Irak está lleno de personas que tienen poco que perder y que albergan una profunda cólera hacia un gobierno que consideran dirigido por una elite cleptómana dedicada a devorar los ingresos petroleros del país. Igual que en el Líbano y en Afganistán, donde las diferencias de riqueza son también enormes, el odio de clases y las diferencias religiosas se combinan para exacerbar el odio entre y dentro de las comunidades. La cólera de los desposeídos explica el salvajismo de los saqueos de Bagdad de 2003, cuando la gente salió en masa de los barrios pobres de Ciudad Sadr para saquear los ministerios y oficinas gubernamentales.

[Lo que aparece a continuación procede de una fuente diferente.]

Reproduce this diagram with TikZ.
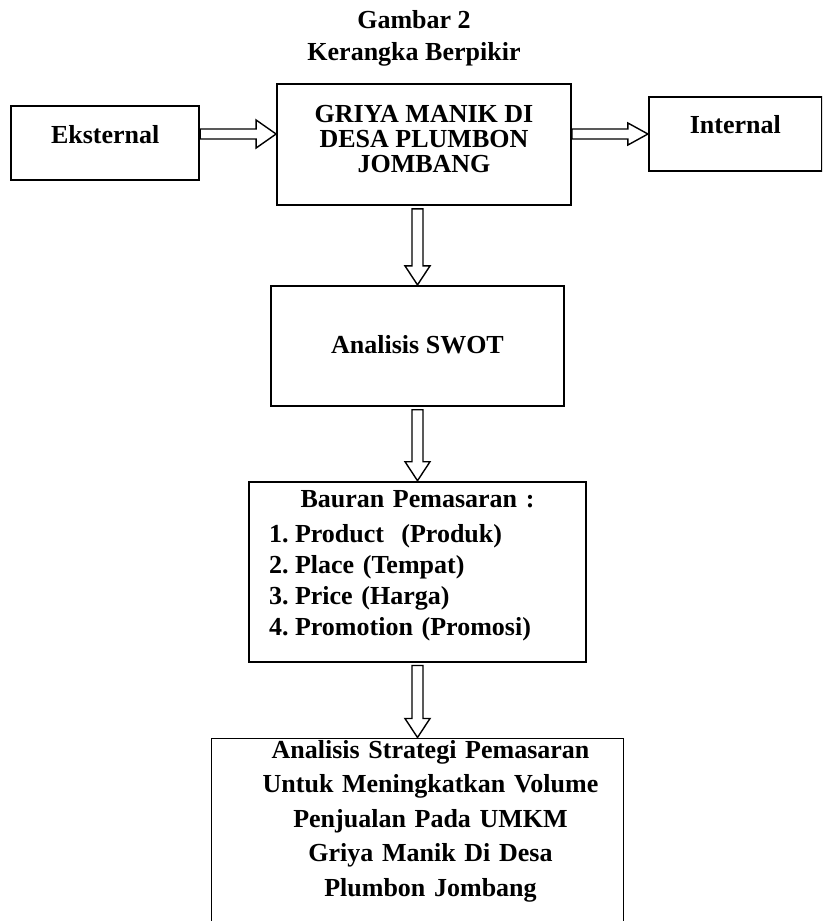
\documentclass[tikz,border=0pt]{standalone}
\usepackage{fontspec}
\setmainfont{Liberation Serif}
\usetikzlibrary{positioning,calc}

\tikzset{
  box/.style={draw, line width=1.8pt, inner sep=0pt, align=center,
    font=\bfseries\fontsize{26}{25}\selectfont},
  hollow/.style={draw, line width=1.4pt, line join=miter},
}

% hollow block arrows (shaft on the target's x, or on the y of intl)
\newcommand{\hollowdown}[2]{%
  \draw[hollow] let \p1=(#1.south), \p2=(#2.north) in
    (\x2-5.5pt,\y1-3pt) -- (\x2-5.5pt,\y2+19pt) -- (\x2-12.5pt,\y2+19pt)
    -- (\x2,\y2) -- (\x2+12.5pt,\y2+19pt) -- (\x2+5.5pt,\y2+19pt)
    -- (\x2+5.5pt,\y1-3pt) -- cycle;}
\newcommand{\hollowright}[3]{%
  \draw[hollow] let \p1=(#1.east), \p2=(#2.west), \p3=(intl.center) in
    (\x1,\y3+5pt) -- (\x2-20pt,\y3+5pt) -- (\x2-20pt,\y3+#3)
    -- (\x2,\y3) -- (\x2-20pt,\y3-#3) -- (\x2-20pt,\y3-5pt)
    -- (\x1,\y3-5pt) -- cycle;}
% one centred line in a left-aligned box, moved right by #1
\newcommand{\midline}[2]{\leavevmode\hspace*{#1}\hfill\mbox{#2}\hfill\null}

\begin{document}
\begin{tikzpicture}[x=1pt, y=-1pt]
    \useasboundingbox (0,0) rectangle (822,921);
    \clip (0,0) rectangle (822,921);

    \node (title) [align=center, inner sep=0pt, text height=52pt, text depth=8pt,
        font=\bfseries\fontsize{26}{32}\selectfont] at (414,38) {Gambar 2\\Kerangka Berpikir};

    \node (griya) [box, minimum width=294pt, minimum height=121pt,
        text height=70pt, text depth=15pt] at (424,144.5) {GRIYA MANIK DI\\DESA PLUMBON\\JOMBANG};
    \node (eks) [box, minimum width=188pt, minimum height=74pt,
        text height=18pt, text depth=18pt, left=76pt of griya, yshift=1.5pt] {Eksternal};
    \node (intl) [box, minimum width=173pt, minimum height=74pt,
        text height=18pt, text depth=20pt, right=76pt of griya, yshift=10.5pt] {Internal};

    \node (swot) [box, minimum width=293pt, minimum height=120pt,
        text height=20pt, text depth=4pt, below=79pt of griya, xshift=-6.5pt] {Analisis SWOT};

    \node (bauran) [box, minimum width=337pt, minimum height=180pt, text width=297pt,
        inner xsep=20pt, align=left, text height=20pt, text depth=148pt,
        font=\bfseries\fontsize{26}{31}\selectfont, below=74pt of swot]
        {\midline{0pt}{Bauran Pemasaran :}\\[4pt]
         \makebox[26pt][l]{1.}\mbox{Product\ \ (Produk)}\\
         \makebox[26pt][l]{2.}\mbox{Place (Tempat)}\\
         \makebox[26pt][l]{3.}\mbox{Price (Harga)}\\
         \makebox[26pt][l]{4.}\mbox{Promotion (Promosi)}};

    \node (akhir) [box, minimum width=412pt, minimum height=240pt, text width=386pt,
        inner xsep=13pt, align=left, text height=20pt, text depth=220pt,
        font=\bfseries\fontsize{26}{34.5}\selectfont, below=75pt of bauran]
        {\midline{26pt}{Analisis Strategi Pemasaran}\\
         \midline{26pt}{Untuk Meningkatkan Volume}\\
         \midline{26pt}{Penjualan Pada UMKM}\\
         \midline{26pt}{Griya Manik Di Desa}\\
         \midline{26pt}{Plumbon Jombang}};

    \hollowright{eks}{griya}{14pt}
    \hollowright{griya}{intl}{11pt}
    \hollowdown{griya}{swot}
    \hollowdown{swot}{bauran}
    \hollowdown{bauran}{akhir}
\end{tikzpicture}
\end{document}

Irak se diferencia del Líbano en un aspecto crucial. Se trata de un Estado petrolero con ingresos anuales que el pasado año ascendieron a 60 mil millones de dólares y cuyas reservas de petróleo por explotar se cuentan entre las más grandes del mundo. Sus exportaciones de petróleo pueden cuadruplicarse en los próximos diez años en virtud de los contratos firmados el año pasado con empresas petroleras internacionales. Debe haber dinero suficiente para elevar el nivel de vida y reconstruir las infraestructuras después de un largo abandono.

A primera vista el petróleo podría ser la solución de los innumerables problemas de Irak, pero en Irak en el pasado, al igual que en otros Estados petroleros, la riqueza petrolera ha sido una maldición política a la par que una bendición económica. Los países que viven de exportar petróleo y gas son casi siempre dictaduras o monarquías. Los gobernantes piensan que la fuente de su poder reside en el control de los ingresos del petróleo y no el apoyo popular. Si hay oposición, entonces la riqueza del petróleo permite a los gobernantes armar y pagar a las fuerzas de seguridad necesarias para aplastarla.

No hay en el mundo un país que necesite con más urgencia que Irak un compromiso cuidadosamente calculado entre comunidades y partidos, pero el petróleo puede tentar a los gobiernos a confiar en la fuerza. Es lo que le sucedió a Saddam Hussein, que nunca habría tenido la fuerza para invadir Irán o Kuwait si no hubiera dispuesto de la riqueza petrolera de Irak. Lo mismo puede volver a ocurrir: un Estado superpoderoso, aunque corrupto e incompetente, puede tratar de aplastar a sus oponentes en lugar de conciliarse ellos. El petróleo por sí solo no alcanzará a estabilizar Irak.